Stated problem
Write out, word for word, every line from the first one through the line that holds "minimum width=344pt, minimum", and nothing else; skip the pictures.
┌─ Information provided
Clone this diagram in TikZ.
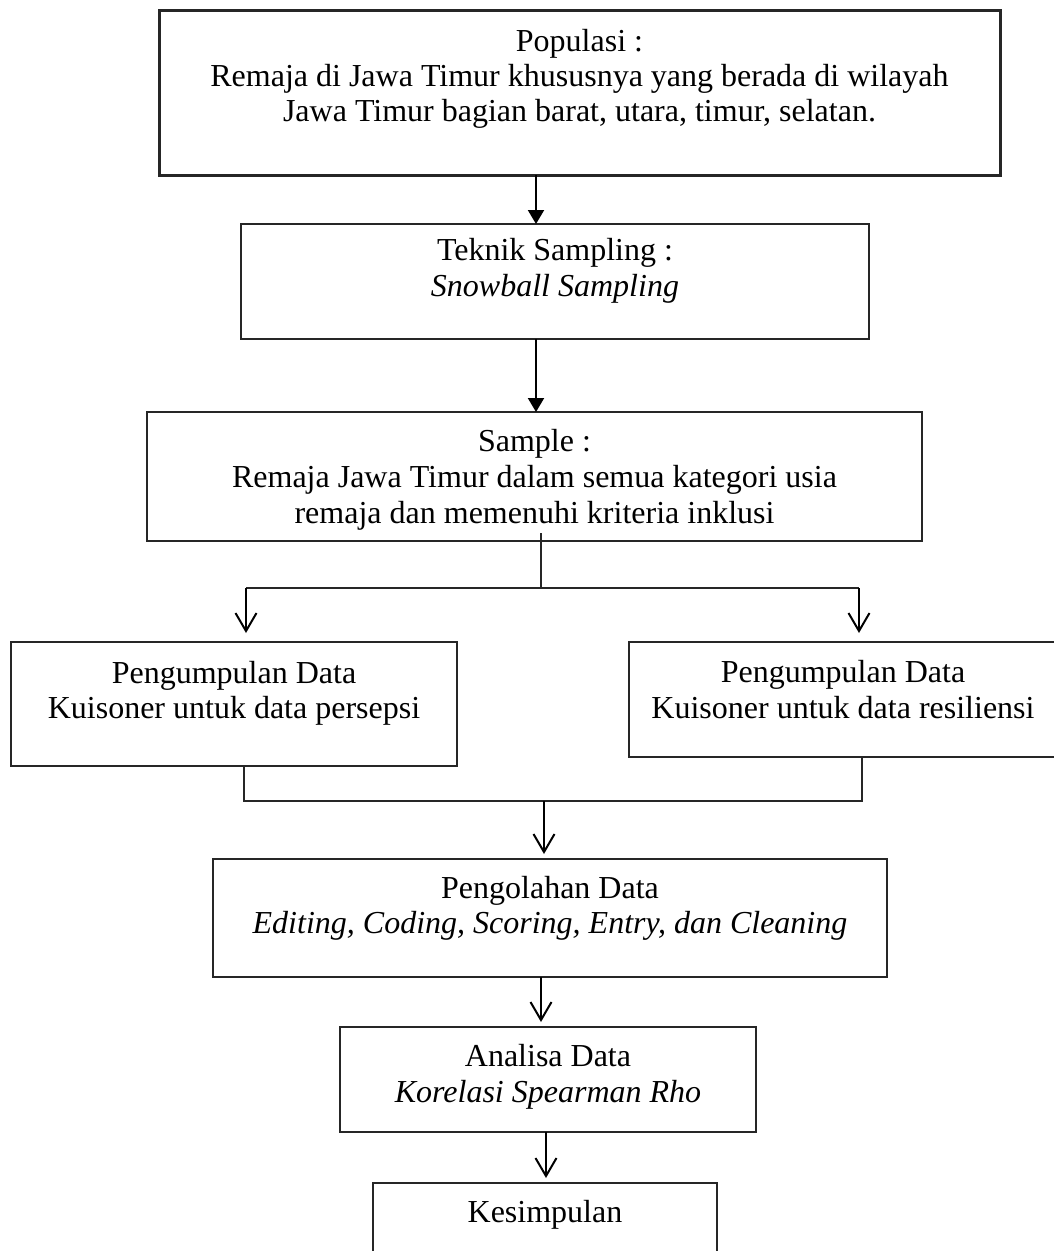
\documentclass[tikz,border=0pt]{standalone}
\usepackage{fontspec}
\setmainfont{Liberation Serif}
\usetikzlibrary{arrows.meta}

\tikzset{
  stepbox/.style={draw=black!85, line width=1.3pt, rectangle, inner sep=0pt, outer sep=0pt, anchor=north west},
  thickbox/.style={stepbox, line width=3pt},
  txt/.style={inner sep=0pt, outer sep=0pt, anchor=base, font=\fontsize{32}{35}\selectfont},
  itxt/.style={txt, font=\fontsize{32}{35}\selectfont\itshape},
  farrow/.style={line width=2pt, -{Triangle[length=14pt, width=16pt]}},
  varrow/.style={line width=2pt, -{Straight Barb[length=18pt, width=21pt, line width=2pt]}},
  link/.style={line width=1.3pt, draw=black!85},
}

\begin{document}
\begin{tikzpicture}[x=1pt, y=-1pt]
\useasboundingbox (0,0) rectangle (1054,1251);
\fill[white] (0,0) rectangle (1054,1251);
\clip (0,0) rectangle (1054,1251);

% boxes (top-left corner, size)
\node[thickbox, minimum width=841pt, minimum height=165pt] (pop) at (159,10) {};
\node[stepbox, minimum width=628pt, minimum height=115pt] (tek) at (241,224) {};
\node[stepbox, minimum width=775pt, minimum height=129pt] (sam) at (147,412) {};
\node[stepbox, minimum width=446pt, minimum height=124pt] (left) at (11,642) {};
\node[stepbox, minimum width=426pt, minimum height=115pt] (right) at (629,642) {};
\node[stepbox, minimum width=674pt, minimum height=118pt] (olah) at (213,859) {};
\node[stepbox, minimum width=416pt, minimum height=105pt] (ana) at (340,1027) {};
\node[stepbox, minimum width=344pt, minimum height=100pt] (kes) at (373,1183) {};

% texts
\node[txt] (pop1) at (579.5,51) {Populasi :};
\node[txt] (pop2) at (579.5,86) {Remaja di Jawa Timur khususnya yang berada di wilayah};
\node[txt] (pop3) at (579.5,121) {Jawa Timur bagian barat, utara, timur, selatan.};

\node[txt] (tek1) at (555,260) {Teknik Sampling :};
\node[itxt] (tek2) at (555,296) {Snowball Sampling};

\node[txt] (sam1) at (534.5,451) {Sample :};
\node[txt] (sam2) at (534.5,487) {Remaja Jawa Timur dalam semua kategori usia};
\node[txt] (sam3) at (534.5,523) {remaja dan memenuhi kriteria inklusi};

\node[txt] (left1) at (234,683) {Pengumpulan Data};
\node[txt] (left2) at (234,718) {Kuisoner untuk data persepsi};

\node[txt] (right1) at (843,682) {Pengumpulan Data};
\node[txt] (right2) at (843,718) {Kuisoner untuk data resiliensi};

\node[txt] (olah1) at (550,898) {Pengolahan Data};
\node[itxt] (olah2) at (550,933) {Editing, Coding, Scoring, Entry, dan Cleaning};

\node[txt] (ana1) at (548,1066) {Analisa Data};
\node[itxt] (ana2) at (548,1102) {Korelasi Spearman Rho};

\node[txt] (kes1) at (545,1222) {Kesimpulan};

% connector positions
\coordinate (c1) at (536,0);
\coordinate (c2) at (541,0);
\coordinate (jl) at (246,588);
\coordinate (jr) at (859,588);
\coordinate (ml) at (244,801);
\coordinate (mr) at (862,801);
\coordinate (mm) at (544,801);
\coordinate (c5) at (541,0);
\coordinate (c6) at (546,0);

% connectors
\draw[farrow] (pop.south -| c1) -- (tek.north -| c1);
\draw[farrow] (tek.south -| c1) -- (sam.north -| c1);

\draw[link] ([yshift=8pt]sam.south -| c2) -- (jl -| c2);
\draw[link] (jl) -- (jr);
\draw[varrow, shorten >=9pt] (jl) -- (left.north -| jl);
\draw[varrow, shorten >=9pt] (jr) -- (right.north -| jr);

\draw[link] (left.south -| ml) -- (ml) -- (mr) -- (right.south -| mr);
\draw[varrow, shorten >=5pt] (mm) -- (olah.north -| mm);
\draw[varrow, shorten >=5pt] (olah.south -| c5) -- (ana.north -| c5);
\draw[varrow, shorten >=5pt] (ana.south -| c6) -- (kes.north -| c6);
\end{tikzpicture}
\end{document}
└─
Output below
Clone this diagram in TikZ.
\documentclass[tikz,border=0pt]{standalone}
\usepackage{fontspec}
\setmainfont{Liberation Serif}
\usetikzlibrary{arrows.meta}

\tikzset{
  stepbox/.style={draw=black!85, line width=1.3pt, rectangle, inner sep=0pt, outer sep=0pt, anchor=north west},
  thickbox/.style={stepbox, line width=3pt},
  txt/.style={inner sep=0pt, outer sep=0pt, anchor=base, font=\fontsize{32}{35}\selectfont},
  itxt/.style={txt, font=\fontsize{32}{35}\selectfont\itshape},
  farrow/.style={line width=2pt, -{Triangle[length=14pt, width=16pt]}},
  varrow/.style={line width=2pt, -{Straight Barb[length=18pt, width=21pt, line width=2pt]}},
  link/.style={line width=1.3pt, draw=black!85},
}

\begin{document}
\begin{tikzpicture}[x=1pt, y=-1pt]
\useasboundingbox (0,0) rectangle (1054,1251);
\fill[white] (0,0) rectangle (1054,1251);
\clip (0,0) rectangle (1054,1251);

% boxes (top-left corner, size)
\node[thickbox, minimum width=841pt, minimum height=165pt] (pop) at (159,10) {};
\node[stepbox, minimum width=628pt, minimum height=115pt] (tek) at (241,224) {};
\node[stepbox, minimum width=775pt, minimum height=129pt] (sam) at (147,412) {};
\node[stepbox, minimum width=446pt, minimum height=124pt] (left) at (11,642) {};
\node[stepbox, minimum width=426pt, minimum height=115pt] (right) at (629,642) {};
\node[stepbox, minimum width=674pt, minimum height=118pt] (olah) at (213,859) {};
\node[stepbox, minimum width=416pt, minimum height=105pt] (ana) at (340,1027) {};
\node[stepbox, minimum width=344pt, minimum height=100pt] (kes) at (373,1183) {};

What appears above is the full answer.